Since I am director of the Carolina Community
Media Project, I ought to be able to crunch some numbers that
prove my point. In North Carolina, of the 197 total general
interest newspapers, 149 are weekly and 48 are daily. Of those
48 dailies, only seven could be called big-city dailies, with
circulations in excess of 50,000. Thus, fully 96 percent of
N.C. newspapers are defined as “small.”
And where is the growth? In addition to the burgeoning
Spanish-language and urban alternative press, the growth is
in the weeklies. Of the 79 weeklies reporting circulation figures
to the North Carolina Press Association over the last 21 years,
59 percent have shown growth in circulation since 1985.

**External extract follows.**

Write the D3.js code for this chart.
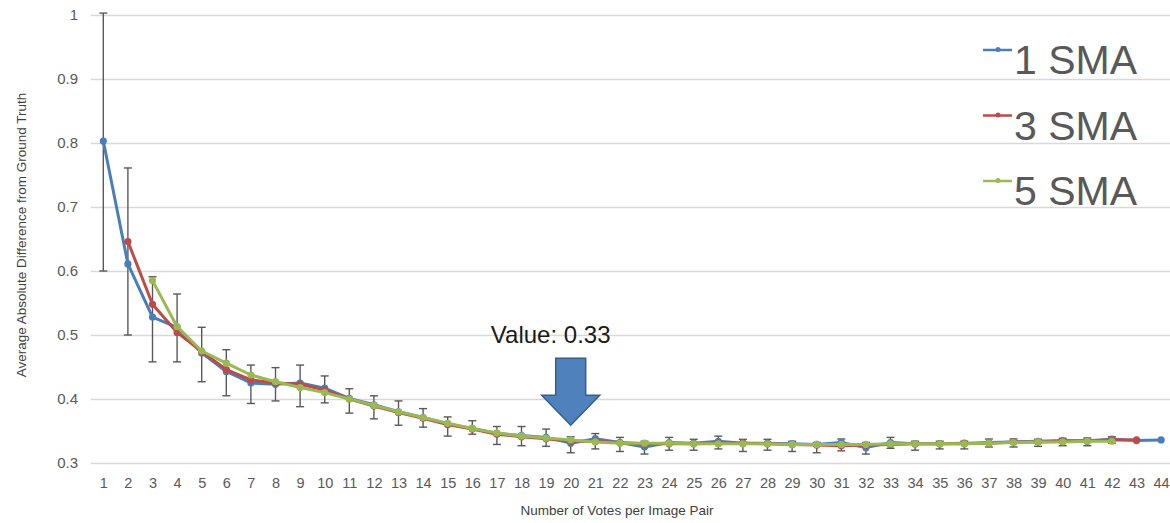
<!DOCTYPE html>
<html>
<head>
<meta charset="utf-8">
<script src="https://cdn.jsdelivr.net/npm/d3@7"></script>
<style>
  body { margin: 0; background: #fff; }
  svg { display: block; font-family: "Liberation Sans", "Noto Sans", sans-serif; }
</style>
</head>
<body>
<div id="wrapper"></div>
<script>
'use strict';

//#region DATA
const votes = d3.range(1, 45);
const seriesNames = ['1 SMA', '3 SMA', '5 SMA'];
const seriesColours = ['#4A7EBB', '#BE4B48', '#98B954'];
const yTicks = [0.3, 0.4, 0.5, 0.6, 0.7, 0.8, 0.9, 1];

// 1 SMA, votes 1..44
const sma1 = [0.803, 0.611, 0.528, 0.512, 0.472, 0.443, 0.425, 0.423, 0.425, 0.417,
  0.401, 0.391, 0.380, 0.371, 0.361, 0.354, 0.346, 0.343, 0.340, 0.331,
  0.338, 0.332, 0.325, 0.332, 0.331, 0.334, 0.331, 0.331, 0.330, 0.329,
  0.332, 0.324, 0.332, 0.330, 0.330, 0.330, 0.332, 0.333, 0.334, 0.335,
  0.334, 0.3375, 0.335, 0.336];
// 3 SMA, votes 2..43
const sma3 = [0.646, 0.548, 0.504, 0.474, 0.446, 0.430, 0.425, 0.423, 0.414,
  0.400, 0.389, 0.379, 0.370, 0.360, 0.353, 0.345, 0.341, 0.338, 0.334,
  0.334, 0.332, 0.330, 0.330, 0.330, 0.331, 0.331, 0.330, 0.329, 0.328,
  0.327, 0.328, 0.329, 0.330, 0.330, 0.331, 0.331, 0.333, 0.333, 0.334,
  0.335, 0.336, 0.336];
// 5 SMA, votes 3..42
const sma5 = [0.585, 0.513, 0.475, 0.456, 0.4375, 0.427, 0.418, 0.410,
  0.400, 0.390, 0.380, 0.371, 0.362, 0.354, 0.347, 0.342, 0.339, 0.336,
  0.333, 0.331, 0.331, 0.331, 0.330, 0.330, 0.330, 0.330, 0.329, 0.329,
  0.329, 0.329, 0.330, 0.330, 0.330, 0.330, 0.331, 0.332, 0.333, 0.333,
  0.334, 0.334];
const seriesStart = [1, 2, 3];

// error bar bounds, votes 1..42
const errHigh = [1.003, 0.761, 0.591, 0.564, 0.512, 0.477, 0.453, 0.449, 0.453, 0.436,
  0.416, 0.405, 0.397, 0.385, 0.372, 0.366, 0.357, 0.357, 0.353, 0.341,
  0.346, 0.340, 0.334, 0.340, 0.337, 0.342, 0.337, 0.337, 0.334, 0.332,
  0.3375, 0.332, 0.340, 0.334, 0.334, 0.334, 0.3375, 0.3375, 0.337, 0.3385,
  0.339, 0.341];
const errLow = [0.600, 0.500, 0.458, 0.458, 0.427, 0.405, 0.393, 0.397, 0.388, 0.394,
  0.378, 0.369, 0.359, 0.356, 0.342, 0.345, 0.329, 0.327, 0.326, 0.316,
  0.322, 0.318, 0.314, 0.320, 0.320, 0.322, 0.318, 0.320, 0.318, 0.316,
  0.319, 0.314, 0.323, 0.320, 0.322, 0.322, 0.325, 0.325, 0.326, 0.327,
  0.327, 0.331];

const annotationVote = 20;
const annotationText = 'Value: 0.33';
//#endregion DATA

function drawChart () {
  //#region DIMENSIONS
  const dimensions = {
    width: 1170,
    height: 523,
    plotLeft: 91,
    plotRight: 1173.4,
    plotTop: 15,
    plotBottom: 463
  };
  //#endregion DIMENSIONS

  const wrapper = d3.select('#wrapper')
    .append('svg')
    .attr('width', dimensions.width)
    .attr('height', dimensions.height);

  //#region SCALES
  const xScale = d3.scalePoint()
    .domain(votes)
    .range([dimensions.plotLeft, dimensions.plotRight])
    .padding(0.5);
  const yScale = d3.scaleLinear()
    .domain([0.3, 1])
    .range([dimensions.plotBottom, dimensions.plotTop]);
  //#endregion SCALES

  //#region GRID + AXES
  const yAxisGenerator = d3.axisLeft(yScale)
    .tickValues(yTicks)
    .tickFormat(d => d3.format('')(+d.toFixed(1)))
    .tickSize(-(dimensions.plotRight - dimensions.plotLeft + 1))
    .tickPadding(13);
  const yAxis = wrapper.append('g')
    .attr('transform', `translate(${dimensions.plotLeft}, 0)`)
    .call(yAxisGenerator);
  yAxis.select('.domain').remove();
  yAxis.selectAll('.tick line').attr('stroke', '#D9D9D9').attr('stroke-width', 1.3);
  yAxis.selectAll('.tick text')
    .attr('fill', '#595959')
    .style('font-size', '15px');

  const xAxisGenerator = d3.axisBottom(xScale).tickSize(0).tickPadding(15);
  const xAxis = wrapper.append('g')
    .attr('transform', `translate(0, ${dimensions.plotBottom})`)
    .call(xAxisGenerator);
  xAxis.select('.domain').remove();
  xAxis.selectAll('.tick text')
    .attr('fill', '#595959')
    .style('font-size', '14.5px');

  wrapper.append('text')
    .attr('x', 617)
    .attr('y', 515)
    .attr('text-anchor', 'middle')
    .attr('fill', '#404040')
    .style('font-size', '13.5px')
    .text('Number of Votes per Image Pair');

  wrapper.append('text')
    .attr('transform', 'translate(26, 235) rotate(-90)')
    .attr('text-anchor', 'middle')
    .attr('fill', '#404040')
    .style('font-size', '13.5px')
    .text('Average Absolute Difference from Ground Truth');
  //#endregion GRID + AXES

  //#region ERROR BARS
  const errData = errHigh.map((hi, i) => ({vote: votes[i], hi, lo: errLow[i]}));
  const errGroup = wrapper.append('g')
    .attr('stroke', '#595959')
    .attr('stroke-width', 1.4);
  const capHalf = 4;
  errData.forEach(d => {
    const x = xScale(d.vote);
    errGroup.append('line')
      .attr('x1', x).attr('x2', x)
      .attr('y1', yScale(d.hi)).attr('y2', yScale(d.lo));
    [d.hi, d.lo].forEach(v => {
      errGroup.append('line')
        .attr('x1', x - capHalf).attr('x2', x + capHalf)
        .attr('y1', yScale(v)).attr('y2', yScale(v));
    });
  });
  //#endregion ERROR BARS

  //#region LINES
  const allSeries = [sma1, sma3, sma5].map((values, s) =>
    values.map((v, i) => ({vote: seriesStart[s] + i, value: v})));

  const lineGenerator = d3.line()
    .x(d => xScale(d.vote))
    .y(d => yScale(d.value));

  allSeries.forEach((data, s) => {
    const g = wrapper.append('g');
    g.append('path')
      .datum(data)
      .attr('d', lineGenerator)
      .attr('fill', 'none')
      .attr('stroke', seriesColours[s])
      .attr('stroke-width', 3)
      .attr('stroke-linejoin', 'round');
    g.selectAll('circle')
      .data(data)
      .join('circle')
      .attr('cx', d => xScale(d.vote))
      .attr('cy', d => yScale(d.value))
      .attr('r', 3.6)
      .attr('fill', seriesColours[s]);
  });
  //#endregion LINES

  //#region LEGEND
  const legend = wrapper.append('g');
  seriesNames.forEach((name, i) => {
    const cy = 50 + i * 65.5;
    const item = legend.append('g');
    item.append('line')
      .attr('x1', 983).attr('x2', 1012)
      .attr('y1', cy).attr('y2', cy)
      .attr('stroke', seriesColours[i])
      .attr('stroke-width', 2.5);
    item.append('circle')
      .attr('cx', 998).attr('cy', cy - 0.5).attr('r', 2.5)
      .attr('fill', seriesColours[i]);
    item.append('text')
      .attr('x', 1014)
      .attr('y', cy + 24)
      .attr('fill', '#595959')
      .style('font-size', '41px')
      .style('font-weight', 300)
      .text(name);
  });
  //#endregion LEGEND

  //#region ANNOTATION
  const ax = xScale(annotationVote);
  const tipY = yScale(sma1[annotationVote - 1]) - 18;
  const arrow = [
    [ax - 15, tipY - 67], [ax + 15, tipY - 67], [ax + 15, tipY - 30],
    [ax + 29, tipY - 30], [ax, tipY], [ax - 29, tipY - 30], [ax - 15, tipY - 30]
  ];
  wrapper.append('path')
    .attr('d', d3.line()(arrow) + 'Z')
    .attr('fill', '#4F81BD')
    .attr('stroke', '#385D8A')
    .attr('stroke-width', 1.5);
  wrapper.append('text')
    .attr('x', ax - 20)
    .attr('y', 343)
    .attr('text-anchor', 'middle')
    .attr('fill', '#1a1a1a')
    .style('font-size', '24px')
    .text(annotationText);
  //#endregion ANNOTATION
}
drawChart();
</script>
</body>
</html>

Of the 59 percent who showed growth, 35 percent
have shown solid, consistent growth; and 24 percent have shown
peaks-and-valleys growth. (As a former editor-publisher, I can
tell you, peaks-and-valleys growth ain’t too shabby).
Then here are two more bits of good news: North
Carolina has 13 more weeklies than it did in 2000. Finally,
here’s another myth-buster: 52 percent of the state’s
weeklies are still independently or locally-owned.
The late Charles Kuralt, with his typical gift
for the cogent, was the first journalist I ever heard use the
expression “relentlessly local.” And I would argue
it’s that local-local-local news emphasis that gives the
community papers their vision, identity, franchise and their
future.
In the words of Pennsylvania community newspaper
editor Jim Sachetti of the Bloomsburg Press-Enterprise, “Local?
— It’s the only game in town!”
So, with apologies to Mark Twain, who, upon reading
his own obituary mistakenly published when he was abroad, said
famously: “The reports of my death are greatly exaggerated,”
— hold that obit!
Jock Lauterer, the author of “Community
Journalism: Relentlessly Local,” 3rd. ed., 2006, the University
of North Carolina Press, teaches journalism at UNC-CH.